Depuis deux jours, je suis plongé dans la lecture passionnante de « Aux armes zécolos », un roman écrit par un ami et qui a pour thème la reconquête des hauts de l’Aulne par le saumon sauvage ! L’ami écrivain s’appelle Hervé Jaouen. Il doit en être à son cinquantième bouquin depuis ses débuts dans le polar il y a une trentaine d’années. Hervé, qui, dans une vie précédente, fut un excellent banquier sur les terres bigoudènes de Jérôme Kerviel, passe avec bonheur et succès d’un genre à l’autre, d’un style à l’autre, depuis les premières intrigues de ses débuts aux grands romans, chroniques de voyage, contes pour la jeunesse, traductions et beaux livres.
Il écrit dans une maison toute rose au cœur des bois, à deux pas de Notre-Dame de Kerdévot, un petit bijou de chapelle du XVème siècle, située sur la commune d’Ergué-Gabéric.
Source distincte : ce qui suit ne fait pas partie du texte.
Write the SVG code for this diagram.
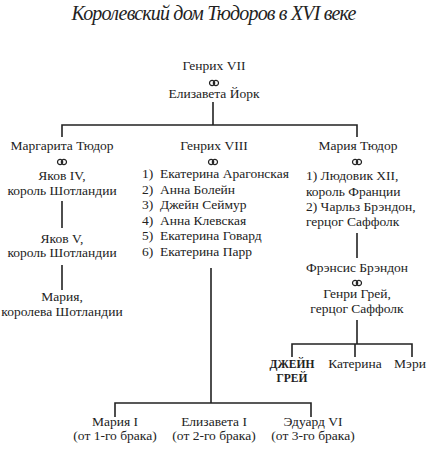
<svg xmlns="http://www.w3.org/2000/svg" xmlns:xlink="http://www.w3.org/1999/xlink" width="428" height="450" viewBox="0 0 428 450">
<style>
text{font-family:"Liberation Serif","Times New Roman",serif;font-size:13.5px;fill:#222}
.c{text-anchor:middle}
.t{font-style:italic;font-size:20px;text-anchor:middle}
.b{font-weight:bold;font-size:11.5px}
.ln{stroke:#222;stroke-width:1.6;fill:none}
.r{fill:none;stroke:#222;stroke-width:1.2}
</style>
<defs>
<g id="rings">
<circle class="r" cx="-1.9" cy="0" r="2.6"/>
<circle class="r" cx="1.9" cy="0" r="2.6"/>
</g>
</defs>
<rect width="428" height="450" fill="#fff"/>
<text class="t" x="214" y="20" textLength="285">Королевский дом Тюдоров в XVI веке</text>
<g id="connectors" class="ln">
<path d="M213 102V125M62 137V125H357V137"/>
<path d="M62 201V228M62 265V290"/>
<path d="M357 233V258M357 320V344M292 357V344H412V357M355 344V357"/>
<path d="M211 268V403M115 417V403H311V417"/>
</g>
<g id="henry7">
<text class="c" x="214" y="70">Генрих VII</text>
<use xlink:href="#rings" x="214" y="83"/>
<text class="c" x="214" y="98">Елизавета Йорк</text>
</g>
<g id="margaret">
<text class="c" x="62" y="150">Маргарита Тюдор</text>
<use xlink:href="#rings" x="62" y="162"/>
<text class="c" x="62" y="180">Яков IV,</text>
<text class="c" x="62" y="195">король Шотландии</text>
</g>
<g id="james5">
<text class="c" x="62" y="243">Яков V,</text>
<text class="c" x="62" y="257">король Шотландии</text>
</g>
<g id="mary-scots">
<text class="c" x="62" y="301">Мария,</text>
<text class="c" x="62" y="316">королева Шотландии</text>
</g>
<g id="henry8">
<text class="c" x="214" y="150">Генрих VIII</text>
<use xlink:href="#rings" x="213" y="162"/>
<text x="142" y="178">1)</text><text x="160" y="178">Екатерина Арагонская</text>
<text x="142" y="194">2)</text><text x="160" y="194">Анна Болейн</text>
<text x="142" y="209">3)</text><text x="160" y="209">Джейн Сеймур</text>
<text x="142" y="225">4)</text><text x="160" y="225">Анна Клевская</text>
<text x="142" y="240">5)</text><text x="160" y="240">Екатерина Говард</text>
<text x="142" y="256">6)</text><text x="160" y="256">Екатерина Парр</text>
</g>
<g id="mary-tudor">
<text class="c" x="358" y="150">Мария Тюдор</text>
<use xlink:href="#rings" x="357" y="162"/>
<text x="306" y="180">1) Людовик XII,</text>
<text x="306" y="196">король Франции</text>
<text x="306" y="211">2) Чарльз Брэндон,</text>
<text x="306" y="226">герцог Саффолк</text>
</g>
<g id="frances">
<text class="c" x="357" y="272">Фрэнсис Брэндон</text>
<use xlink:href="#rings" x="357" y="283"/>
<text class="c" x="357" y="298">Генри Грей,</text>
<text class="c" x="357" y="313">герцог Саффолк</text>
</g>
<g id="jane-grey">
<text class="c b" x="292" y="368">ДЖЕЙН</text>
<text class="c b" x="292" y="382">ГРЕЙ</text>
</g>
<g id="katherine"><text class="c" x="355" y="368">Катерина</text></g>
<g id="mary-grey"><text class="c" x="410" y="368">Мэри</text></g>
<g id="mary1">
<text class="c" x="115" y="426">Мария I</text>
<text class="c" x="115" y="440">(от 1-го брака)</text>
</g>
<g id="elizabeth1">
<text class="c" x="214" y="426">Елизавета I</text>
<text class="c" x="214" y="440">(от 2-го брака)</text>
</g>
<g id="edward6">
<text class="c" x="313" y="426">Эдуард VI</text>
<text class="c" x="313" y="440">(от 3-го брака)</text>
</g>
</svg>
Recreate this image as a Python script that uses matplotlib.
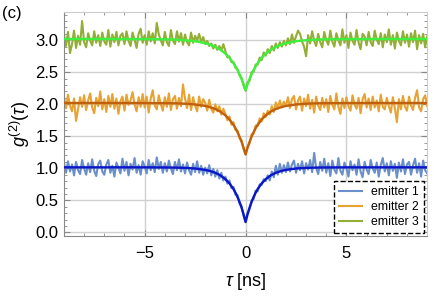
import numpy as np
import matplotlib
matplotlib.use("Agg")
import matplotlib.pyplot as plt
from matplotlib.ticker import MultipleLocator

plt.rcParams['font.family'] = ['Liberation Sans', 'DejaVu Sans']
plt.rcParams['mathtext.fontset'] = 'custom'
plt.rcParams['mathtext.rm'] = 'Liberation Sans'
plt.rcParams['mathtext.it'] = 'Liberation Sans:italic'

# delay axis of the measured histograms (ns), 0.1 ns bins
tau = np.round(np.arange(-9.0, 9.0001, 0.1), 2)

# measured g2 (raw, before vertical offset)
g2_em1 = [
    1.09, 0.93, 1.11, 0.95, 1.06, 0.89, 1.10, 0.97, 0.91, 1.13,
    1.00, 0.90, 1.08, 0.94, 1.14, 0.96, 0.88, 1.07, 1.12, 0.95,
    0.90, 1.06, 1.13, 0.93, 1.04, 0.87, 1.09, 1.01, 0.92, 1.15,
    0.96, 1.10, 0.89, 1.07, 0.98, 1.16, 0.93, 1.05, 0.90, 1.11,
    1.03, 0.92, 1.13, 0.97, 1.08, 0.94, 1.17, 0.99, 1.10, 0.93,
    1.08, 0.95, 1.12, 1.00, 0.91, 1.10, 0.97, 1.14, 0.95, 1.06,
    0.92, 1.09, 0.97, 0.90, 1.07, 0.94, 1.11, 0.93, 1.04, 0.90,
    1.01, 0.92, 1.05, 0.89, 0.99, 0.87, 0.97, 0.84, 0.93, 0.81,
    0.87, 0.76, 0.81, 0.69, 0.71, 0.59, 0.58, 0.45, 0.41, 0.26,
    0.17,
    0.30, 0.36, 0.50, 0.52, 0.65, 0.64, 0.75, 0.74, 0.83, 0.80,
    0.89, 0.81, 0.95, 0.86, 1.04, 0.90, 1.07, 0.93, 1.05, 0.94,
    1.09, 0.95, 1.06, 1.12, 0.93, 1.07, 0.97, 1.11, 0.92, 1.08,
    0.98, 1.13, 0.94, 1.24, 1.00, 0.91, 1.10, 0.96, 1.15, 0.93,
    1.08, 0.88, 1.12, 0.98, 0.92, 1.16, 0.96, 0.90, 1.09, 1.00,
    0.87, 1.11, 0.97, 1.06, 0.90, 1.14, 0.95, 0.86, 1.10, 0.98,
    0.91, 1.13, 1.00, 0.93, 1.09, 0.87, 1.05, 1.16, 0.95, 1.08,
    0.89, 1.11, 0.96, 1.07, 0.85, 1.09, 0.95, 1.14, 0.91, 1.06,
    1.10, 0.90, 1.05, 1.15, 0.93, 1.08, 0.87, 1.12, 0.97, 0.92,
]
g2_em2 = [
    1.12, 0.94, 1.15, 0.98, 0.89, 1.09, 0.74, 0.93, 1.11, 0.96,
    1.14, 0.91, 1.06, 1.17, 0.95, 0.86, 1.10, 0.97, 1.20, 0.92,
    1.08, 0.88, 1.13, 0.96, 1.16, 0.93, 1.09, 0.85, 1.05, 1.12,
    0.90, 1.15, 0.99, 1.06, 1.19, 1.00, 0.89, 1.11, 0.96, 1.16,
    0.95, 1.12, 0.87, 1.09, 1.22, 0.98, 0.92, 1.14, 1.00, 0.90,
    1.11, 0.96, 1.17, 0.91, 1.08, 1.13, 0.93, 1.10, 0.97, 1.31,
    1.09, 0.94, 1.15, 0.91, 1.11, 0.98, 0.89, 1.12, 0.96, 1.08,
    1.02, 0.90, 1.07, 0.93, 0.87, 1.00, 0.89, 0.97, 0.84, 0.93,
    0.85, 0.75, 0.81, 0.68, 0.72, 0.60, 0.59, 0.47, 0.44, 0.30,
    0.22,
    0.34, 0.39, 0.53, 0.54, 0.67, 0.66, 0.78, 0.73, 0.86, 0.80,
    0.90, 0.84, 0.97, 0.88, 1.03, 0.93, 1.06, 0.95, 1.04, 0.97,
    1.11, 0.94, 1.08, 1.13, 0.92, 1.06, 1.12, 0.90, 1.09, 0.97,
    1.15, 0.93, 1.07, 0.87, 1.12, 0.98, 0.91, 1.10, 0.95, 1.08,
    0.88, 1.13, 0.99, 0.92, 1.17, 0.96, 0.85, 1.09, 0.94, 1.11,
    0.97, 0.90, 1.14, 1.00, 0.93, 1.10, 0.86, 1.08, 1.16, 0.95,
    1.09, 0.91, 1.12, 0.95, 1.06, 0.89, 1.15, 0.96, 0.92, 1.10,
    0.97, 0.87, 1.11, 0.94, 0.72, 1.08, 0.92, 1.13, 0.96, 0.90,
    1.12, 0.98, 0.91, 1.10, 1.22, 0.95, 0.89, 1.08, 1.14, 0.97,
]
g2_em3 = [
    1.09, 0.91, 1.13, 0.80, 0.94, 1.15, 0.88, 1.07, 0.93, 1.30,
    0.97, 0.89, 1.11, 0.99, 0.92, 1.14, 0.96, 1.08, 0.91, 1.12,
    0.98, 0.93, 1.16, 0.90, 1.09, 0.97, 1.13, 0.92, 1.07, 1.11,
    0.94, 1.14, 0.99, 0.91, 1.12, 1.01, 0.88, 1.10, 1.18, 0.96,
    1.08, 0.93, 1.14, 0.98, 1.11, 0.95, 1.27, 1.09, 1.00, 0.92,
    1.13, 0.97, 0.91, 1.16, 1.00, 0.94, 1.14, 0.98, 1.11, 0.93,
    1.09, 0.97, 0.92, 1.12, 0.96, 1.07, 0.99, 1.10, 0.97, 1.05,
    0.94, 0.99, 0.91, 0.95, 0.87, 0.93, 0.85, 0.91, 0.84, 0.94,
    0.83, 0.73, 0.75, 0.66, 0.66, 0.57, 0.55, 0.45, 0.41, 0.29,
    0.21,
    0.34, 0.37, 0.50, 0.51, 0.62, 0.62, 0.73, 0.69, 0.81, 0.76,
    0.86, 0.80, 0.91, 0.84, 0.95, 0.88, 0.97, 0.90, 0.99, 0.92,
    1.03, 0.94, 1.09, 0.96, 1.06, 1.15, 1.10, 0.98, 0.90, 0.75,
    1.08, 0.95, 1.14, 0.99, 0.91, 1.10, 0.97, 0.89, 1.13, 1.00,
    0.93, 1.15, 0.98, 0.90, 1.11, 1.00, 0.92, 1.17, 0.96, 1.08,
    0.88, 1.12, 0.99, 0.93, 1.16, 0.97, 0.86, 1.10, 1.06, 0.92,
    1.13, 0.97, 0.91, 1.15, 1.01, 0.94, 1.11, 0.89, 1.09, 0.97,
    1.17, 0.93, 1.08, 0.87, 1.12, 0.99, 0.92, 1.14, 0.96, 1.09,
    0.90, 1.11, 0.97, 1.15, 0.86, 1.08, 0.95, 1.10, 0.89, 1.06,
]

# fitted curves, sampled denser near zero delay
tau_fit = [-9, -7, -5, -4, -3.5, -3, -2.5, -2, -1.75, -1.5, -1.25, -1, -0.8,
           -0.6, -0.5, -0.4, -0.3, -0.2, -0.1, 0, 0.1, 0.2, 0.3, 0.4, 0.5,
           0.6, 0.8, 1, 1.25, 1.5, 1.75, 2, 2.5, 3, 3.5, 4, 5, 7, 9]
fit_em1 = [1.015, 1.015, 1.015, 1.013, 1.011, 1.007, 0.997, 0.976, 0.957,
           0.930, 0.890, 0.831, 0.765, 0.676, 0.619, 0.553, 0.476, 0.387,
           0.282, 0.160, 0.282, 0.387, 0.476, 0.553, 0.619, 0.676, 0.765,
           0.831, 0.890, 0.930, 0.957, 0.976, 0.997, 1.007, 1.011, 1.013,
           1.015, 1.015, 1.015]
fit_em2 = [1.020, 1.020, 1.019, 1.017, 1.015, 1.009, 0.997, 0.974, 0.954,
           0.926, 0.885, 0.827, 0.763, 0.679, 0.626, 0.565, 0.496, 0.415,
           0.322, 0.215, 0.322, 0.415, 0.496, 0.565, 0.626, 0.679, 0.763,
           0.827, 0.885, 0.926, 0.954, 0.974, 0.997, 1.009, 1.015, 1.017,
           1.019, 1.020, 1.020]
fit_em3 = [1.020, 1.020, 1.018, 1.015, 1.010, 1.001, 0.985, 0.954, 0.930,
           0.897, 0.852, 0.791, 0.726, 0.642, 0.592, 0.535, 0.470, 0.397,
           0.314, 0.220, 0.314, 0.397, 0.470, 0.535, 0.592, 0.642, 0.726,
           0.791, 0.852, 0.897, 0.930, 0.954, 0.985, 1.001, 1.010, 1.015,
           1.018, 1.020, 1.020]

labels = ['emitter 1', 'emitter 2', 'emitter 3']
offsets = [0, 1, 2]
data_colors = ['#6a8fcb', '#e8a232', '#93ae34']
fit_colors = ['#0a16c8', '#c0600c', '#3ef03e']

fig = plt.figure(figsize=(4.35, 3.02), dpi=100)
ax = fig.add_axes([0.147, 0.218, 0.835, 0.742])

for g, off, c, lab in zip([g2_em1, g2_em2, g2_em3], offsets, data_colors, labels):
    ax.plot(tau, np.array(g) + off, color=c, lw=1.5, label=lab, zorder=2)
for f, off, c in zip([fit_em1, fit_em2, fit_em3], offsets, fit_colors):
    ax.plot(tau_fit, np.array(f) + off, color=c, lw=1.7, zorder=3)

ax.set_xlim(-9, 9)
ax.set_ylim(-0.06, 3.44)
ax.xaxis.set_major_locator(MultipleLocator(5))
ax.xaxis.set_minor_locator(MultipleLocator(1))
ax.yaxis.set_major_locator(MultipleLocator(0.5))
ax.yaxis.set_minor_locator(MultipleLocator(0.1))
ax.yaxis.set_major_formatter(plt.FormatStrFormatter('%.1f'))
ax.grid(True, which='major', color='#d0d0d0', lw=1.0, zorder=0)
ax.tick_params(which='both', direction='in', top=True, right=True,
               colors='#888888', labelcolor='black', labelsize=12)
ax.tick_params(which='major', length=4, width=0.8)
ax.tick_params(which='minor', length=2.5, width=0.6)
ax.tick_params(axis='x', which='major', pad=7)
ax.tick_params(axis='y', which='major', pad=4)
for side in ['left', 'bottom']:
    ax.spines[side].set_color('#888888')
for side in ['top', 'right']:
    ax.spines[side].set_color('#cccccc')

ax.set_xlabel(r'$\tau$ [ns]', fontsize=13, labelpad=7)
ax.set_ylabel(r'$g^{(2)}(\tau)$', fontsize=13, labelpad=2)
fig.text(0.005, 0.94, '(c)', fontsize=12)

leg = ax.legend(loc='lower right', bbox_to_anchor=(0.99, 0.015), fontsize=8.8,
                fancybox=False, framealpha=1, edgecolor='black',
                handlelength=1.9, handletextpad=0.7, labelspacing=0.25,
                borderpad=0.4, borderaxespad=0)
leg.get_frame().set_linestyle('--')
leg.get_frame().set_linewidth(1.0)

fig.savefig('out.png', dpi=100)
Un endroit sacrément inspirant pour parler des choses de la vie, du temps qui passe et aussi des combats à mener.

Dans « Aux armes zécolos », le combat est celui de Bleunwenn, sorte de Zazie du terroir, qui plaque Paris et ses parents pour venir s’inscrire au lycée dans les Monts d’Arrée, chez ses grands-parents. Son grand-père, fou de pêche à la ligne, déprime sérieusement face à la disparition du saumon dans les hauts de l’Aulne, victime de la pollution agricole et des barrages. Plus de saisons, plus de saumons, tout fout le camp ! Alors Bleunwenn entreprend, avec l’aide de son ami Gwendal, de faire revenir le poisson pour sauver son grand-père et reconquérir la rivière.

Je n’en dis pas plus, à la fois parce que je n’ai pas encore fini le roman et aussi parce que j’espère que ce petit post donnera à celles et ceux qui le liront l’envie de le découvrir. Je suis vraiment touché par ce livre, car il exprime très justement, au-delà de l’intrigue, toutes les questions ouvertes sur la perte accélérée et peut-être irrémédiable de la biodiversité. Le style d’écriture d’Hervé Jaouen est tendre, drôle et parfois cruellement ironique.

Il y a un passage dans le livre qui m’a fait mourir de rire et je ne résiste pas au plaisir de le reproduire ici. C’est Bleunwenn qui parle :

“J’ai observé que les gens, quand ils prennent leur retraite, se divisent principalement en deux camps. Soit ils se laissent glisser sur la mauvaise pente de l’oisiveté gastronome, en pagayant ferme de la fourchette dans la blanquette, le ragoût et autres plats en sauce ; ceux-ci meurent prématurément en scène, au restaurant. Frappés d’apoplexie, ils piquent du nez dans un navarin, puis finissent simplement étouffés ou carrément noyés, selon la profondeur de l’assiette et l’épaisseur de la liaison. Soit, à l’inverse, soudain malades de leur santé, ils grignotent de la biscotte sans sel, chipotent sur la margarine allégée, sculptent leurs corps, s’infligent des joggings marathoniens, lestés d’un pèse-personne en bandoulière pour évaluer leur perte de poids tous les cent mètres ; ils prolongent ainsi leur existence, mais quelle vie de souffrances et de privations ! Et comme personne n’est éternel, quand leur trépas survient, nul besoin de les momifier, ils n’ont plus que la peau sur les os”.

Bleunwenn prend soin cependant de dire que ses grands-parents n’appartiennent à aucune de ces deux catégories. Rassurant pour eux et pour d’autres aussi que les exceptions soient possibles!